CAMPING UNDER THE STARS
Drunk on nature, we chattered like excited children all the way back to the lodge, and regaled the barman with all we had seen over a cold beer. Once we’d washed the red dust off ourselves and sat down to enjoy another three-course meal, a group of Masaai men came to the camp to sing, dance and sell their wares. Sat under the stars I couldn’t believe I’d found such an incredible African safari on a budget of only £200. I felt completely relaxed and incredibly lucky to be surrounded by such beautiful nature and friendly people. After dinner we retired to our tents and soundly slept, drifting off to the sound of the myriad creatures rustling in the bushes.

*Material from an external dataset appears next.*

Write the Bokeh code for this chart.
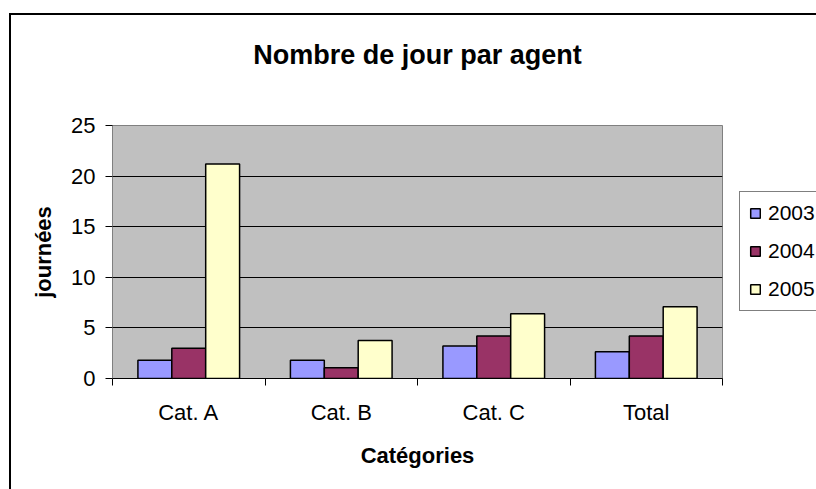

The next morning, of course we couldn’t wait to return to the park. This time we drove by the swamps to catch another of the big five: buffalo. We stopped for a while and watched them wallowing in the muddy water to escape the heat. Just before we set off an array of colourful birds fluttered by. Every safari is a gamble, and big cats are the jackpot. Thoroughly pleased with our luck, we reluctantly resolved to start the journey back to the lodge for lunch. On our way back, we passed another cluster of jeeps and joined them. I gasped when I saw what they had spotted – a lioness perched nonchalantly on top of a sign stone. This time, no binoculars were needed, she was just metres away with her gaze fixed on a group of wildebeest across the road.
In the afternoon we set off on foot, taking an easy trek to a lookout point. From there, we could see the crazy expanse of the park in all its glory. There were even a few elephants plodding along in the far distance, to help make it one of the most instagrammable spots of the weekend.
As the late afternoon rolled around, we had to bid Amboseli and its wild occupants farewell. We arrived back in Nairobi in the evening, dusty and exhausted. We had achieved what we’d set out to do and found a fantastic African safari on a budget and left feeling a million times richer.